Hacker News new | ask | show | jobs
by nostrademons 3659 days ago
The premise of unikernels is that:

1. The job of an OS is to ensure that multiple programs can run on a single box without interfering with each other.

2. The job of a hypervisor is to ensure that multiple OSes can run on a physical box without interfering with each other.

3. In many cloud deployments, a single VM instance only runs a single user-defined program, which is programmed to a higher-level runtime than the OS (eg. Node.js, JVM, Rails/Django, SQL).

4. Why do we need #1 then?

IMHO, the real interesting stuff happens when you start re-implementing the APIs that we actually program to, without the OS. For example, what if:

1. You could take any command-line ELF executable and build an AMI out of it. This AMI would have an HTTP interface that only accepted connections from certain security groups. It would take in the command-line args via query params, and let you construct a virtual filesystem containing only the files you operate on via request body. Imagine say a compile server that runs Clang on user-defined code and serves the executable back, to be run on its own VM. And the crucial part is - there is no persistent storage on the box, nor any code that would be worth attacking. If there's a bug in the executable and an attacker pwns the box, the worst he can do is corrupt the request. There is no shell. There is no filesystem. There is no TCP stack to make outgoing connections with.

2. You could re-implement Node.js for stateless webservers. Again, you'd have no filesystem; once the initial program starts, it's guaranteed to never touch disk, since it has no disk access. Node does its own scheduling, and this way Node's scheduler doesn't need to fight the OS scheduler. You could store preformatted HTTP packets or response fragments in read-only memory pages and send them out directly via RDMA.

3. You could do a database or search engine that bypasses the filesystem entirely, instead writing directly to raw disk blocks. It can choose these disk blocks based on locality, since it knows the particular index structure and access pattern for the data, and doesn't have to fight the OS's attempts to hide the disk blocks under a file abstraction.

The point of unikernels is to take away stuff - it's not about which mode the CPU boots into, it's about removing all the code that is on a typical cloud computing image but has nothing to do with the job the instance is actually doing. All of this - shell, filesystem, DNS resolvers, etc. - is attack surface for a potential hacker, and it's often overhead when processing.

1 comments

I tried to read up on this, but I'm not too familiar with the terminology. Are unikernels the formal name for the idea of running your application 'bare metal'?

In the parent post, does AMI mean Amazon Machine Image, or some Application M____ Interface?

Yeah, "running your application bare metal" is a useful first approximation.
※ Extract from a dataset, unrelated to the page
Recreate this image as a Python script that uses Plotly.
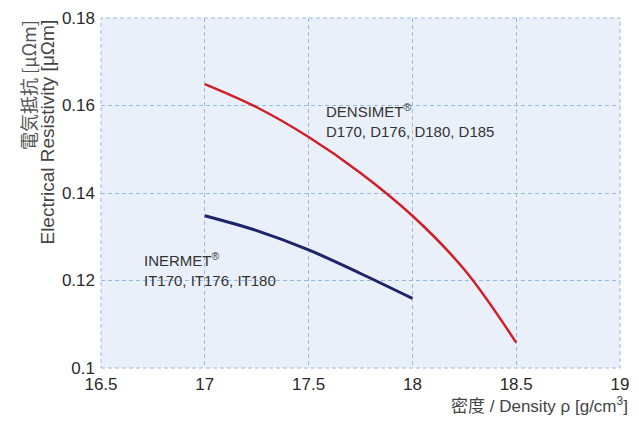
import plotly.graph_objects as go

densimet_x = [17.0, 17.25, 17.5, 17.75, 18.0, 18.25, 18.5]
densimet_y = [0.1649, 0.1596, 0.1528, 0.1446, 0.1348, 0.1225, 0.1058]
inermet_x = [17.0, 17.25, 17.5, 17.75, 18.0]
inermet_y = [0.1348, 0.1314, 0.1270, 0.1216, 0.1159]

x_ticks = [16.5, 17, 17.5, 18, 18.5, 19]
x_tick_text = ["16.5", "17", "17.5", "18", "18.5", "19"]
y_ticks = [0.10, 0.12, 0.14, 0.16, 0.18]
y_tick_text = ["0.1", "0.12", "0.14", "0.16", "0.18"]

FONT = "Liberation Sans, Arial, Noto Sans CJK JP, sans-serif"
CJK_FONT = "Noto Sans CJK JP, Liberation Sans, sans-serif"
GRID = "#98bae0"

fig = go.Figure()
fig.add_trace(go.Scatter(x=densimet_x, y=densimet_y, mode="lines",
                         line=dict(color="#d01f28", width=2.5, shape="spline", smoothing=1.0),
                         showlegend=False, hoverinfo="skip"))
fig.add_trace(go.Scatter(x=inermet_x, y=inermet_y, mode="lines",
                         line=dict(color="#1d2468", width=3, shape="spline", smoothing=1.0),
                         showlegend=False, hoverinfo="skip"))

fig.update_layout(
    width=623, height=407,
    margin=dict(l=93, r=11, t=10, b=47, autoexpand=False),
    paper_bgcolor="white",
    plot_bgcolor="#eaf0f9",
    font=dict(family=FONT, size=17, color="#333333"),
    xaxis=dict(range=[16.5, 19], tickvals=x_ticks, ticktext=x_tick_text, automargin=False,
               showgrid=True, gridcolor=GRID, griddash="4px,3px", gridwidth=1,
               zeroline=False, showline=False, ticks="", ticklabelstandoff=4,
               tickfont=dict(size=17, color="#2a2a2a")),
    yaxis=dict(range=[0.1, 0.18], tickvals=y_ticks, ticktext=y_tick_text, automargin=False,
               showgrid=True, gridcolor=GRID, griddash="4px,3px", gridwidth=1,
               zeroline=False, showline=False, ticks="", ticklabelstandoff=5,
               tickfont=dict(size=17, color="#2a2a2a")),
    shapes=[dict(type="rect", xref="paper", yref="paper", x0=0, y0=0, x1=1, y1=1,
                 line=dict(color=GRID, width=1, dash="4px,3px"), layer="above")],
)

fig.add_annotation(x=17.575, y=0.1565, xref="x", yref="y", xanchor="left", yanchor="middle",
                   text="DENSIMET<sup>®</sup><br>D170, D176, D180, D185",
                   showarrow=False, align="left", font=dict(size=15, color="#333333"))
fig.add_annotation(x=16.696, y=0.1226, xref="x", yref="y", xanchor="left", yanchor="middle",
                   text="INERMET<sup>®</sup><br>IT170, IT176, IT180",
                   showarrow=False, align="left", font=dict(size=15, color="#333333"))

fig.add_annotation(x=1.019, y=-0.106, xref="paper", yref="paper", xanchor="right", yanchor="middle",
                   text="密度 / Density ρ [g/cm<sup>3</sup>]", showarrow=False,
                   font=dict(size=17, color="#444444"))
fig.add_annotation(x=-0.1407, y=1.0, xref="paper", yref="paper", xanchor="center", yanchor="top",
                   text="電気抵抗 [μΩm]", textangle=-90, showarrow=False,
                   font=dict(family=CJK_FONT, size=18, color="#555555"))
fig.add_annotation(x=-0.104, y=1.0, xref="paper", yref="paper", xanchor="center", yanchor="top",
                   text="Electrical Resistivity [μΩm]", textangle=-90, showarrow=False,
                   font=dict(size=19, color="#444444"))

fig.write_html("out.html")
Technically, they consist of the toolchain and libraries necessary to replace OS functionality with userspace library calls, which then run on the bare metal. (Or technically, in any practical deployment they would run on a hypervisor, which presents an interface that looks like bare metal.) MirageOS, one of the first unikernel designs, works by statically analyzing an Ocaml program to identify OS calls and then only linking in the libraries required to support those particular calls, all of which have been re-implemented from the ground up for security.

Right now, much of the research on unikernels focuses on implementing a POSIX API. In other words, it replaces libc so that instead of eg. write() making a syscall into a kernel, write() inlines the code that the kernel would've run and talks directly to the hardware.

IMHO, the real wins for unikernels come when they start implementing higher-level interfaces, eg. Node or Rails or Django or HTTP or SQL or the JVM. Many programs are already written to these frameworks, with no knowledge of (or in some cases, access to) the underlying POSIX APIs, and the frameworks themselves often re-implement a large portion of the OS to create better domain-specific abstractions. Node or Python's asyncio, for example, implement their own schedulers that each run inside a single OS thread. Databases work in terms of pages, built on top of a filesystem; they effectively try to recreate the abstraction of a block device on top of a stream on top of a real block device. Websites often have large quantities of text that are sent back with every request (think of page layout in a templating engine, or JS bundles for a SPA). This data is usually copied and concatenated multiple times within a framework, while a bare-metal-aware web framework would store it in a buffer somewhere and write it out directly to the network card.

And yes, I meant Amazon Machine Image. Doesn't have to be Amazon, but I'm focused on the pragmatics of how you might deploy a real unikernel to solve problems, and wanted to make the point that you're going to be loading it into Xen or some other cloud hypervisor at the end.

Some (relational) databases go to great lengths to recreate on top of a file system an interface that looks more like the block level storage that's underlying.

A unikernel can cut out the middle man here.